6/14/2020 Plan: This week we return to Metlife (Ticker: MET)

6/14/2020 Plan (continued):
- MET sell 17 Jul 30 put for 0.58
- If you prefer to spread due to IRA restrictions or for margin purposes, 30/27.5 for 0.23 x2
- Prices are as of market close 6/12/2020, actual fill and strikes may differ depending on Monday open, post will be updated accordingly.
- All trades are for educational purposes and do not constitute advice
- As always, reach out with any questions!
6/14/2020 Commentary:
We just took off our Metlife put last Monday and on Thursday the market had the biggest drop since March, taking MET with it. This has also driven up implied volatility, which means that we’ll get more premium for selling options. We were happy to take MET shares at 32 and would be even happier at 30! The same fundamental analysis still applies. This is a nice stock for a wheel and for those that can take the shares, the recommendation is to sell the put outright taking in more credit now. If assigned, we’ll sell calls to get out while collecting over 5% yield. The immediate return on risk for a 5 week hold would be $58/$2942 or 1.97%, or over 20% annualized. This is roughly the same as the last MET trade, the difference being that we’re at an even better entry point (30 vs 32).
Note if you want to go shorter term, the 30 put expiring 2 July is close to 0.32.
If you want more premium and are ok taking shares at 32.5, you can get 0.90 at the midpoint
As options traders, we can find opportunities in almost any market. The important thing is to see what the market is giving you. In this case, the market dipped, Implied Volatility has increased and we have a nice trade that could get us into a fine stock at attractive levels or we will gain a 2% return on our money in a bit more than a month!
Update- The original post referenced the 2 July put at 0.58. The correct price was mentioned later in the write-up at 0.32. The 17 July put was the one that was priced at 0.58. The rest of the commentary was correct.
6/15/2020 Entry: Sold 17 July 30 put for 0.72. The market started the day off significantly down and then made an impressive comeback. The put is only worth 0.52 at the end of the day for a quick $20 profit. One could take it off for a quick profit and move on to another trade or they can leave it on to collect more premium. This would be the equivalent of ~250% annualized return – completely unrealistic of course- but a nice win for a less than a day hold.
Personally I am still happy to take shares at 30 and will leave it on as I have sufficient cash to take assignment. At the entry of 0.72 we are now looking at a return of $72/$2928 or 2.5%, or closer to 26% annualized.
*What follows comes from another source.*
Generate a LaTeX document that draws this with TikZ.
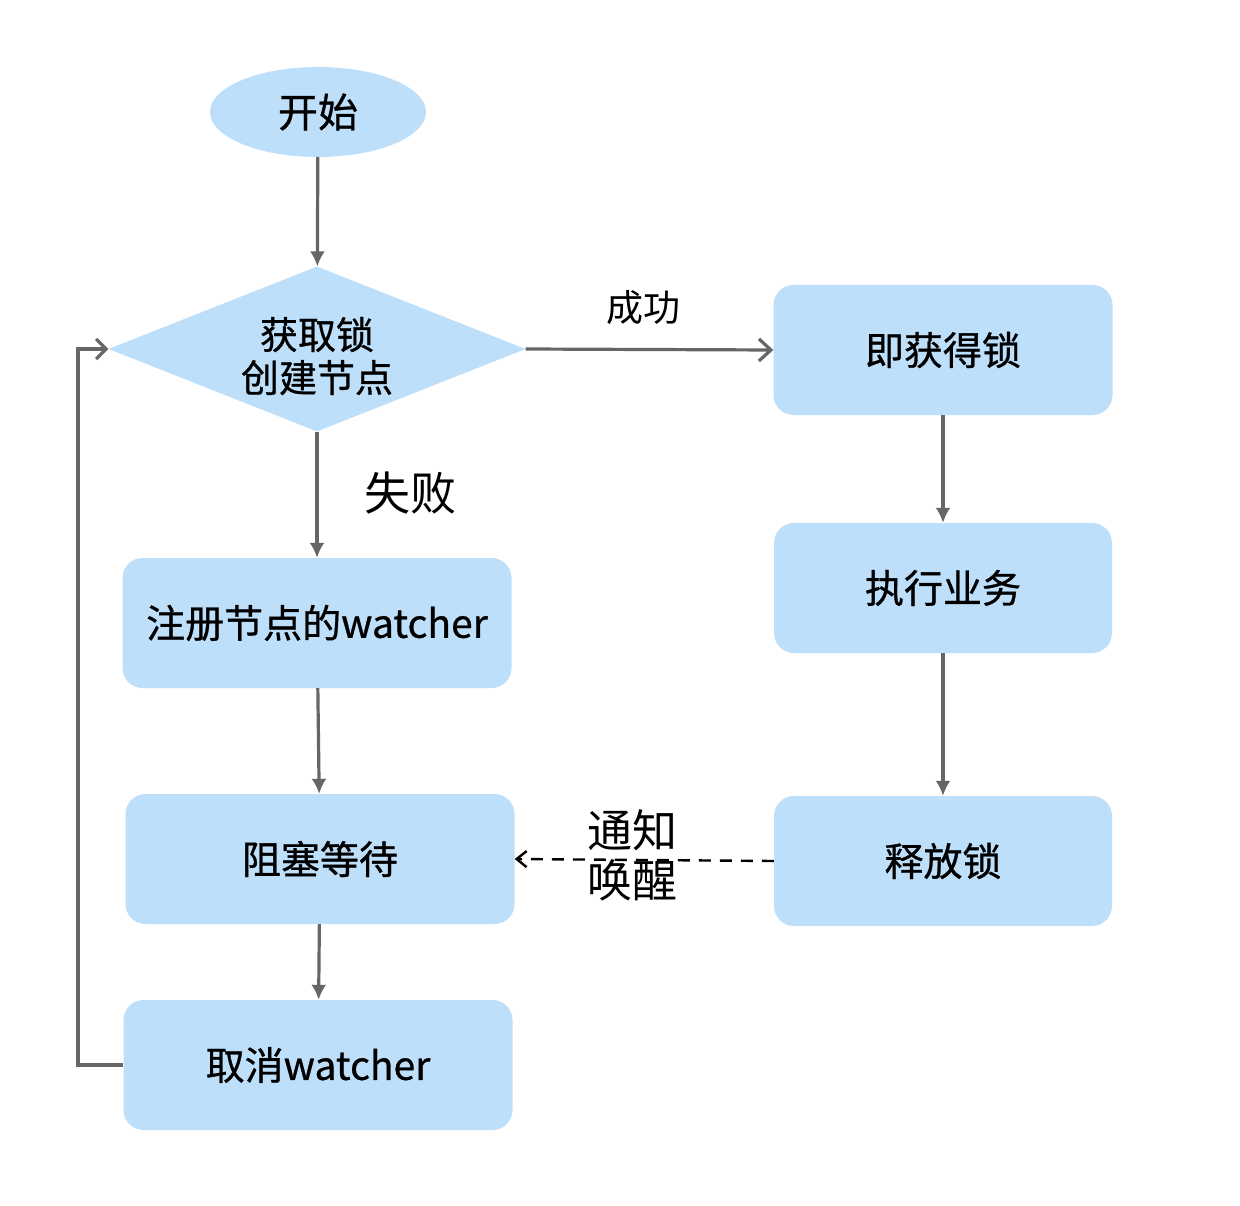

6/21/2020 Update: The put is worth 0.30 at the midpoint and we have an unrealized profit of 0.42 on the put. Already a nice win. Feel free to close and re-deploy capital or hold longer to capture more premium.
6/27/2020 Update: MET closed down on the week to just above 35. The put is still worth 0.30 at the mid point. Again, this has been a fine trade and one can close if they want to re-deploy the capital or take a bit of risk off the table as the market has been down.
7/5/2020 Update: MET stayed effectively flat for the week, this is a textbook example of theta decay as the option is now only work about 0.09. With another two weeks to go, I would recommend taking it off and re-allocating capital to additional trades. As with other put sales, if you really do want to add shares at the 30 strike, then you can leave it on.
7/6/2020 Close: Close MET puts for 0.05. A 0.67 ($67) gain in 3 weeks or 2.3% return on risk ($67/$2928) or an almost 40% annualized return. Excellent result with this trade and an easy one to manage -after the pop in the market on the 15th, this was never really in trouble.